Já a defesa de Timponi sustenta que o processo deve continuar suspenso até que o réu tenha plena capacidade de autodefesa. "O laudo declara que ele tem uma doença progressiva e irreversível. Não há a menor possibilidade de exercer o direito de defesa. Sem potencial consciência da ilicitude, não há culpabilidade e, portanto, não há crime. Assim, não pode haver condenação", alega o advogado Eduardo Toledo. Ele afirma, ainda, que "a defesa nunca alegou a ausência de autodeterminação ou de compreensão à época da ação."
Desabafo
Ao Correio, Luiz Cláudio Vasconcelos, viúvo de Antônia, diz estar inconformado com a falta de decisão sobre o caso. "Matar no trânsito passou a ser uma prática comum, de mera estatística, com impunidade total a quem comete. Quando a minha mulher foi assassinada eu jurei que lutaria até o fim para que Paulo César Timponi e Marcelo fossem levados a júri popular", declara.
Ele espera que, mesmo com a constatação da doença, o caso não seja interrompido. "Agora, os advogados de Timponi alegam que ele está com problemas mentais e que não pode ser levado a julgamento. Isso é uma vergonha para todos nós que cumprimos a lei", diz.
Entenda o caso
Em outubro de 2007, Paulo César Timponi conduzia o Golf que bateu na traseira de um Corolla na Ponte JK. Na época, um laudo da Polícia Civil apontou que, no momento da batida, o Golf estava a 130 km/h enquanto o outro veículo obedecia a velocidade da via de 60km/h. No carro de Timponi foram encontrados uma lata de cerveja, uma garrafa de uísque e vestígios de cocaína.

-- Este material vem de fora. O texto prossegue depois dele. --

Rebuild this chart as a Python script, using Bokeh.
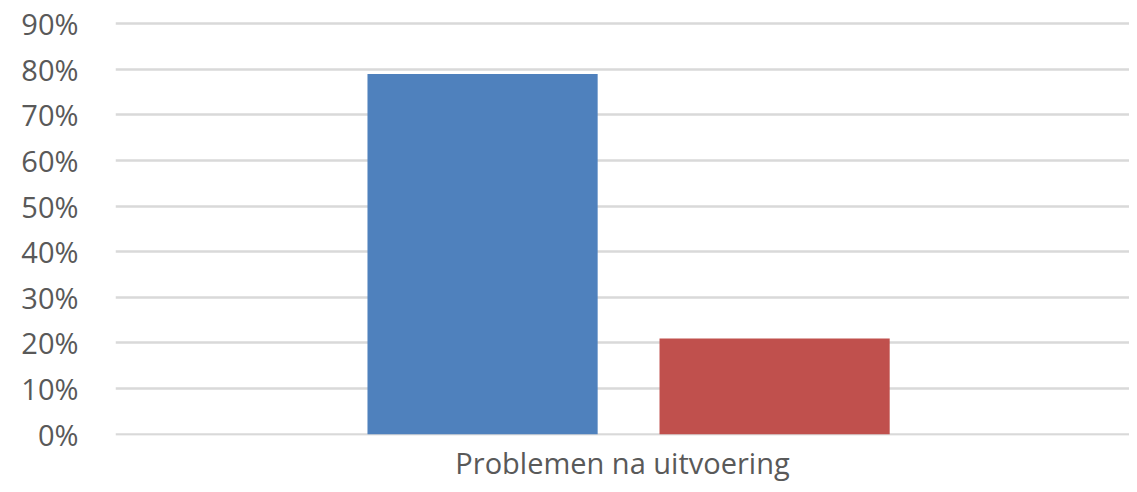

Segundo denúncia do Ministério Público do Distrito Federal e Territórios (MPDFT), o acidente foi ocasionado por um racha. Testemunhas afirmaram ter visto, minutos antes do acidente, o músico Marcelo Costa Salles, que dirigia uma S10, disputando um pega com o Golf, conduzido por Timponi. Ele também responde pelo caso.
O ex-professor de educação física se apresentou à delegacia três dias depois do acidente e ficou preso preventivamente aguardando julgamento. Ele chegou a ser solto 104 dias depois, mas voltou à prisão, onde permaneceu de abril de 2008 a setembro de 2009. A defesa de Timponi conseguiu junto ao TJDFT a reclassificação da acusação para homicídio culposo ; sem a intenção de matar ; e, assim, também não seria mais levado a júri popular.
No entanto, em 2017, o STJ reverteu a decisão, mas não decretou uma nova prisão. Os advogados de defesa recorreram ao Supremo Tribunal Federal (STF), que indeferiu o pedido. O processo foi suspenso em 2018 após a indicação de que o réu estaria com Alzheimer precoce, com prejuízos à "comunicação semântica sem, necessariamente, afetar a compreensão", conforme consta em uma decisão da Justiça de 30 de agosto do ano passado.
O que diz a lei
Código Penal Art. 26
É isento de pena o agente que, por doença mental ou desenvolvimento mental incompleto ou retardado, era, ao tempo da ação ou da omissão, inteiramente incapaz de entender o caráter ilícito do fato ou de determinar-se de acordo com esse entendimento.